• _WRITTEN INSTRUCTION_:
All entries must be repeated exactly; do not include the pictures.
Start EXERCISE INPUTS
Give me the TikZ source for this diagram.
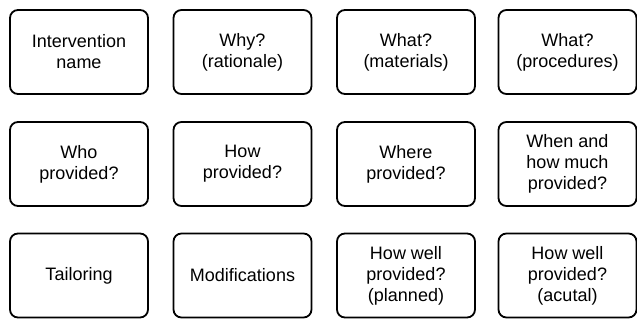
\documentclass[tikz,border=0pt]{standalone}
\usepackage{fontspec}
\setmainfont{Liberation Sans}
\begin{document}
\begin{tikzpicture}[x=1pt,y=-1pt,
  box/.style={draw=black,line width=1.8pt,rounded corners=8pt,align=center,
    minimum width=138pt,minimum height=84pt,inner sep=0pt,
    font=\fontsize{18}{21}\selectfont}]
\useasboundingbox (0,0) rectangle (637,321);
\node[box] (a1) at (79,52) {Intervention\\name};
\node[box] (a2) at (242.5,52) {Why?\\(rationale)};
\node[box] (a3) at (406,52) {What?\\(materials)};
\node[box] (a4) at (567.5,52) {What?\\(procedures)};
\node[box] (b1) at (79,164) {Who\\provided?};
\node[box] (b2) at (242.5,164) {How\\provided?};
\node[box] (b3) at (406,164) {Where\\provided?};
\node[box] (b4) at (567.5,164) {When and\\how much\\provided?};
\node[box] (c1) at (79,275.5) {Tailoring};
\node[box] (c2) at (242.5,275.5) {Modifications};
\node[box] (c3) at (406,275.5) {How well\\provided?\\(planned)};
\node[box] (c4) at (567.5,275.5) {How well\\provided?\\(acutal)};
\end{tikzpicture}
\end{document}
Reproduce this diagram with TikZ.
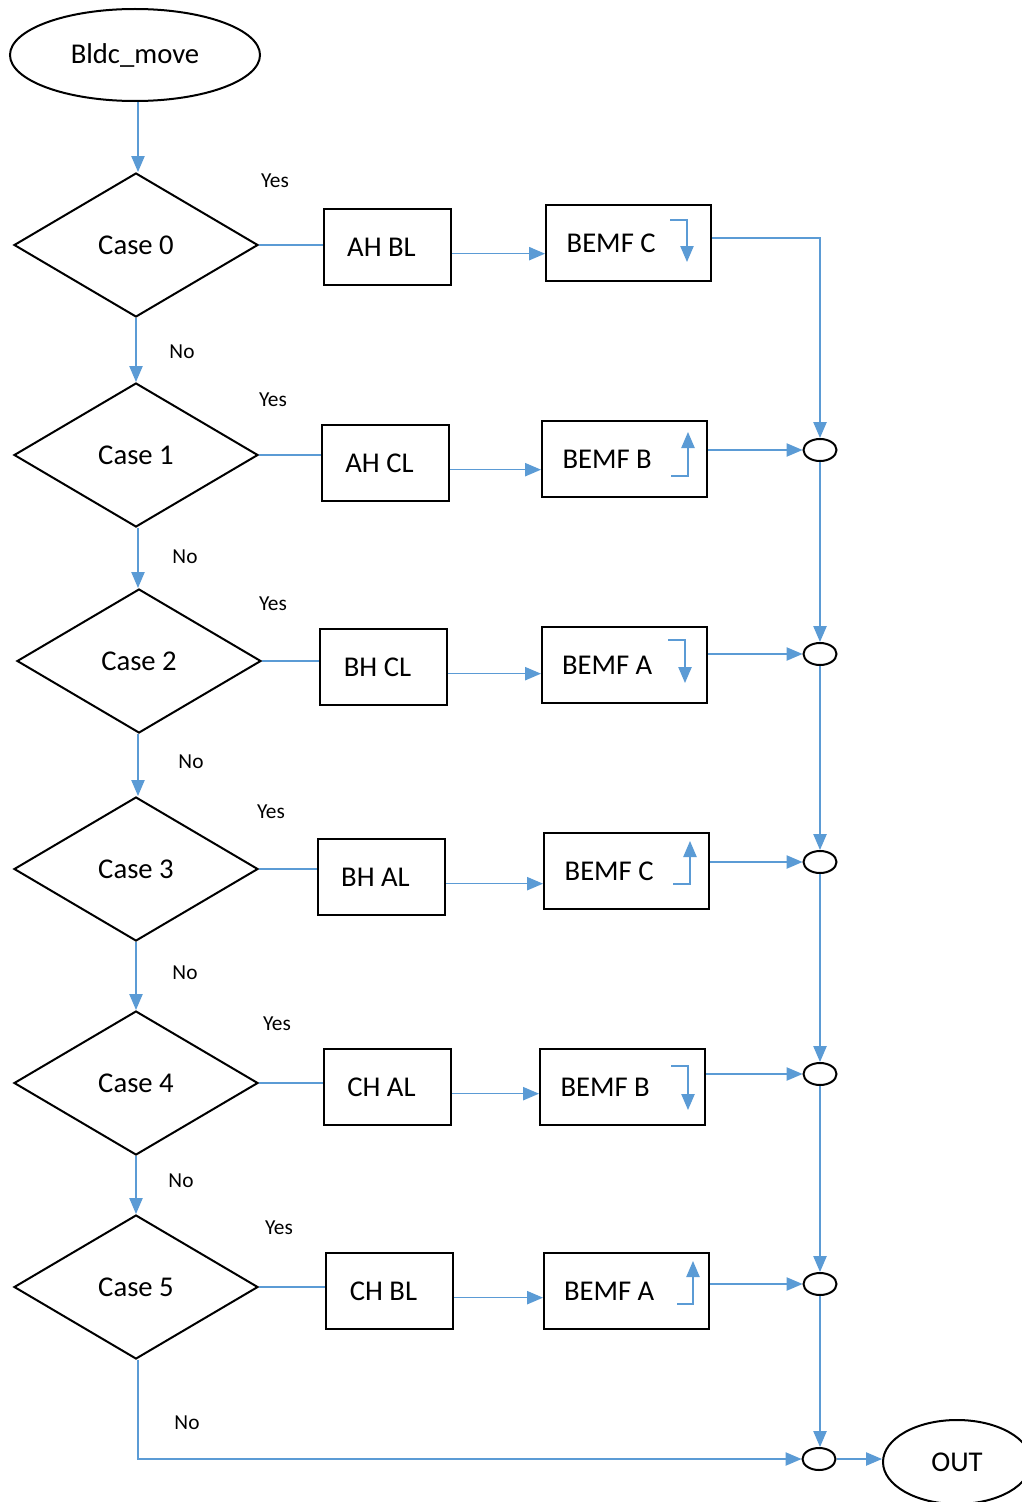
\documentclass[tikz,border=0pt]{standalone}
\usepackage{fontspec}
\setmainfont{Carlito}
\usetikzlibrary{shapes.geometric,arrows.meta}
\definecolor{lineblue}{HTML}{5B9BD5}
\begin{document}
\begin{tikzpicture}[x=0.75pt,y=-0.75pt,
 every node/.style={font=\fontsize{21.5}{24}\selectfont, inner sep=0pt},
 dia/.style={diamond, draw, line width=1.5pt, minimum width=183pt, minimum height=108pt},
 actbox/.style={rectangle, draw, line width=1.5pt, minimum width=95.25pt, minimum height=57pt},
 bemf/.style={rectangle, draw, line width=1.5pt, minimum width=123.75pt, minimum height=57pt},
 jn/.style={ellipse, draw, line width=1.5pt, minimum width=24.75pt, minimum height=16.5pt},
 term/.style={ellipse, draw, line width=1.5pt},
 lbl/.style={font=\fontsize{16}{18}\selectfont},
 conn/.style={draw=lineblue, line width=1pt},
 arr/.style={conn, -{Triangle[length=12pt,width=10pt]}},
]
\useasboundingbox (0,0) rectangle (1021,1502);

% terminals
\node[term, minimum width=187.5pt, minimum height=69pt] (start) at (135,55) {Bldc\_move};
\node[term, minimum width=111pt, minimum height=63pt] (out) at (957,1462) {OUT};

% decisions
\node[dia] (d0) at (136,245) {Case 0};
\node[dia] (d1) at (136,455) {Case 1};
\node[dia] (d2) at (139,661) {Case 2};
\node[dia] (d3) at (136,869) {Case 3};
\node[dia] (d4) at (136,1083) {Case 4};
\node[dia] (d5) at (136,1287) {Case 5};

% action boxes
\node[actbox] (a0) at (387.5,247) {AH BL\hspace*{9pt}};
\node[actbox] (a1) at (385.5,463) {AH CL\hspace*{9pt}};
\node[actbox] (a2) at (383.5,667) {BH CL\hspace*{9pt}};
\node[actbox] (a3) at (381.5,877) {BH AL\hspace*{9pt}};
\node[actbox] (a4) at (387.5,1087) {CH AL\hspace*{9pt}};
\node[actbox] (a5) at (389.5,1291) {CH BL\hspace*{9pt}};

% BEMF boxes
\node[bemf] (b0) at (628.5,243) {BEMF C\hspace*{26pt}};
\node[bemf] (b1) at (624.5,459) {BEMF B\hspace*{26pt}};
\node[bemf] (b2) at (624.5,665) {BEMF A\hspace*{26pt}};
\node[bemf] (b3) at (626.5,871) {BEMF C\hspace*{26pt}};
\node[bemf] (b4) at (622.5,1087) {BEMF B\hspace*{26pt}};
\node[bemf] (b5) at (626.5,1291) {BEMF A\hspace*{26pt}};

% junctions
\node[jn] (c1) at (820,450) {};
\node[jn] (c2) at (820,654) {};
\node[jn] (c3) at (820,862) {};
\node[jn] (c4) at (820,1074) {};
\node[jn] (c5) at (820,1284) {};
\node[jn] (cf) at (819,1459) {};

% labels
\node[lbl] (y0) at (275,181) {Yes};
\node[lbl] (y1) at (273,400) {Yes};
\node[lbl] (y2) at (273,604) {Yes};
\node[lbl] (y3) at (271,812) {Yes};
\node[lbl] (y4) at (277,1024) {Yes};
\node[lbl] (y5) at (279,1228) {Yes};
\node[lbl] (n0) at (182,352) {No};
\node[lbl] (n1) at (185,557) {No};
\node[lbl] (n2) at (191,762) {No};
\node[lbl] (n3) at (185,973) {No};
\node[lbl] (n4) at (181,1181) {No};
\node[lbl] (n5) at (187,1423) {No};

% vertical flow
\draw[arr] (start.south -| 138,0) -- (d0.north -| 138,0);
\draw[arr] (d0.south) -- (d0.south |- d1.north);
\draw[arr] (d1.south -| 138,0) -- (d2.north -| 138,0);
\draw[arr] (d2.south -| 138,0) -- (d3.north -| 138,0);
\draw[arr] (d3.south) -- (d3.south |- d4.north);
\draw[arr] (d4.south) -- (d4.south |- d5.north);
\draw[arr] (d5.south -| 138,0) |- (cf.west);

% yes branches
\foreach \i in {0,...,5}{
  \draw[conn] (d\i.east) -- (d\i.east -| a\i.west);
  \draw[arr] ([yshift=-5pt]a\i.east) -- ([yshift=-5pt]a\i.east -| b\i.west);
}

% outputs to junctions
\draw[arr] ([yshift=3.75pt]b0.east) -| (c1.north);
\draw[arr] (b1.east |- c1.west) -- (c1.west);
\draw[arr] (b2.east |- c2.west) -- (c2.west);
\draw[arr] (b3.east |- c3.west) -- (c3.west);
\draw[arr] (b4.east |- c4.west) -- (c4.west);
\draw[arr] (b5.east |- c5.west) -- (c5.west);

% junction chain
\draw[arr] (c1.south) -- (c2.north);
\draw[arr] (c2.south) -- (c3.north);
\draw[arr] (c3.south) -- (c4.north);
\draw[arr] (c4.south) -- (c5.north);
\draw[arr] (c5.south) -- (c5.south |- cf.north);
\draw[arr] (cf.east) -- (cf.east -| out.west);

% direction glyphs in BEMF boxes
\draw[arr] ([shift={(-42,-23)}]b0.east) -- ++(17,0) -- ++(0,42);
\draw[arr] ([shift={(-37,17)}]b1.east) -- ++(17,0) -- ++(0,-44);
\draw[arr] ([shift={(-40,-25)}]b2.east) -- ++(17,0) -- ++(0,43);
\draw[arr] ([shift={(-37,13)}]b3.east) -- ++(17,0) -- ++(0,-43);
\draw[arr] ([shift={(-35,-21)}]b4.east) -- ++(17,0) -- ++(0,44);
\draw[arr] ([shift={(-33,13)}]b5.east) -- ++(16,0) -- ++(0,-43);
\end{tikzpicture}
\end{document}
End EXERCISE INPUTS
• _SOLUTION_:
Give me the TikZ source for this diagram.
\documentclass[tikz,border=0pt]{standalone}
\usepackage{fontspec}
\setmainfont{Liberation Sans}
\begin{document}
\begin{tikzpicture}[x=1pt,y=-1pt,
  box/.style={draw=black,line width=1.8pt,rounded corners=8pt,align=center,
    minimum width=138pt,minimum height=84pt,inner sep=0pt,
    font=\fontsize{18}{21}\selectfont}]
\useasboundingbox (0,0) rectangle (637,321);
\node[box] (a1) at (79,52) {Intervention\\name};
\node[box] (a2) at (242.5,52) {Why?\\(rationale)};
\node[box] (a3) at (406,52) {What?\\(materials)};
\node[box] (a4) at (567.5,52) {What?\\(procedures)};
\node[box] (b1) at (79,164) {Who\\provided?};
\node[box] (b2) at (242.5,164) {How\\provided?};
\node[box] (b3) at (406,164) {Where\\provided?};
\node[box] (b4) at (567.5,164) {When and\\how much\\provided?};
\node[box] (c1) at (79,275.5) {Tailoring};
\node[box] (c2) at (242.5,275.5) {Modifications};
\node[box] (c3) at (406,275.5) {How well\\provided?\\(planned)};
\node[box] (c4) at (567.5,275.5) {How well\\provided?\\(acutal)};
\end{tikzpicture}
\end{document}
Reproduce this diagram with TikZ.
\documentclass[tikz,border=0pt]{standalone}
\usepackage{fontspec}
\setmainfont{Carlito}
\usetikzlibrary{shapes.geometric,arrows.meta}
\definecolor{lineblue}{HTML}{5B9BD5}
\begin{document}
\begin{tikzpicture}[x=0.75pt,y=-0.75pt,
 every node/.style={font=\fontsize{21.5}{24}\selectfont, inner sep=0pt},
 dia/.style={diamond, draw, line width=1.5pt, minimum width=183pt, minimum height=108pt},
 actbox/.style={rectangle, draw, line width=1.5pt, minimum width=95.25pt, minimum height=57pt},
 bemf/.style={rectangle, draw, line width=1.5pt, minimum width=123.75pt, minimum height=57pt},
 jn/.style={ellipse, draw, line width=1.5pt, minimum width=24.75pt, minimum height=16.5pt},
 term/.style={ellipse, draw, line width=1.5pt},
 lbl/.style={font=\fontsize{16}{18}\selectfont},
 conn/.style={draw=lineblue, line width=1pt},
 arr/.style={conn, -{Triangle[length=12pt,width=10pt]}},
]
\useasboundingbox (0,0) rectangle (1021,1502);

% terminals
\node[term, minimum width=187.5pt, minimum height=69pt] (start) at (135,55) {Bldc\_move};
\node[term, minimum width=111pt, minimum height=63pt] (out) at (957,1462) {OUT};

% decisions
\node[dia] (d0) at (136,245) {Case 0};
\node[dia] (d1) at (136,455) {Case 1};
\node[dia] (d2) at (139,661) {Case 2};
\node[dia] (d3) at (136,869) {Case 3};
\node[dia] (d4) at (136,1083) {Case 4};
\node[dia] (d5) at (136,1287) {Case 5};

% action boxes
\node[actbox] (a0) at (387.5,247) {AH BL\hspace*{9pt}};
\node[actbox] (a1) at (385.5,463) {AH CL\hspace*{9pt}};
\node[actbox] (a2) at (383.5,667) {BH CL\hspace*{9pt}};
\node[actbox] (a3) at (381.5,877) {BH AL\hspace*{9pt}};
\node[actbox] (a4) at (387.5,1087) {CH AL\hspace*{9pt}};
\node[actbox] (a5) at (389.5,1291) {CH BL\hspace*{9pt}};

% BEMF boxes
\node[bemf] (b0) at (628.5,243) {BEMF C\hspace*{26pt}};
\node[bemf] (b1) at (624.5,459) {BEMF B\hspace*{26pt}};
\node[bemf] (b2) at (624.5,665) {BEMF A\hspace*{26pt}};
\node[bemf] (b3) at (626.5,871) {BEMF C\hspace*{26pt}};
\node[bemf] (b4) at (622.5,1087) {BEMF B\hspace*{26pt}};
\node[bemf] (b5) at (626.5,1291) {BEMF A\hspace*{26pt}};

% junctions
\node[jn] (c1) at (820,450) {};
\node[jn] (c2) at (820,654) {};
\node[jn] (c3) at (820,862) {};
\node[jn] (c4) at (820,1074) {};
\node[jn] (c5) at (820,1284) {};
\node[jn] (cf) at (819,1459) {};

% labels
\node[lbl] (y0) at (275,181) {Yes};
\node[lbl] (y1) at (273,400) {Yes};
\node[lbl] (y2) at (273,604) {Yes};
\node[lbl] (y3) at (271,812) {Yes};
\node[lbl] (y4) at (277,1024) {Yes};
\node[lbl] (y5) at (279,1228) {Yes};
\node[lbl] (n0) at (182,352) {No};
\node[lbl] (n1) at (185,557) {No};
\node[lbl] (n2) at (191,762) {No};
\node[lbl] (n3) at (185,973) {No};
\node[lbl] (n4) at (181,1181) {No};
\node[lbl] (n5) at (187,1423) {No};

% vertical flow
\draw[arr] (start.south -| 138,0) -- (d0.north -| 138,0);
\draw[arr] (d0.south) -- (d0.south |- d1.north);
\draw[arr] (d1.south -| 138,0) -- (d2.north -| 138,0);
\draw[arr] (d2.south -| 138,0) -- (d3.north -| 138,0);
\draw[arr] (d3.south) -- (d3.south |- d4.north);
\draw[arr] (d4.south) -- (d4.south |- d5.north);
\draw[arr] (d5.south -| 138,0) |- (cf.west);

% yes branches
\foreach \i in {0,...,5}{
  \draw[conn] (d\i.east) -- (d\i.east -| a\i.west);
  \draw[arr] ([yshift=-5pt]a\i.east) -- ([yshift=-5pt]a\i.east -| b\i.west);
}

% outputs to junctions
\draw[arr] ([yshift=3.75pt]b0.east) -| (c1.north);
\draw[arr] (b1.east |- c1.west) -- (c1.west);
\draw[arr] (b2.east |- c2.west) -- (c2.west);
\draw[arr] (b3.east |- c3.west) -- (c3.west);
\draw[arr] (b4.east |- c4.west) -- (c4.west);
\draw[arr] (b5.east |- c5.west) -- (c5.west);

% junction chain
\draw[arr] (c1.south) -- (c2.north);
\draw[arr] (c2.south) -- (c3.north);
\draw[arr] (c3.south) -- (c4.north);
\draw[arr] (c4.south) -- (c5.north);
\draw[arr] (c5.south) -- (c5.south |- cf.north);
\draw[arr] (cf.east) -- (cf.east -| out.west);

% direction glyphs in BEMF boxes
\draw[arr] ([shift={(-42,-23)}]b0.east) -- ++(17,0) -- ++(0,42);
\draw[arr] ([shift={(-37,17)}]b1.east) -- ++(17,0) -- ++(0,-44);
\draw[arr] ([shift={(-40,-25)}]b2.east) -- ++(17,0) -- ++(0,43);
\draw[arr] ([shift={(-37,13)}]b3.east) -- ++(17,0) -- ++(0,-43);
\draw[arr] ([shift={(-35,-21)}]b4.east) -- ++(17,0) -- ++(0,44);
\draw[arr] ([shift={(-33,13)}]b5.east) -- ++(16,0) -- ++(0,-43);
\end{tikzpicture}
\end{document}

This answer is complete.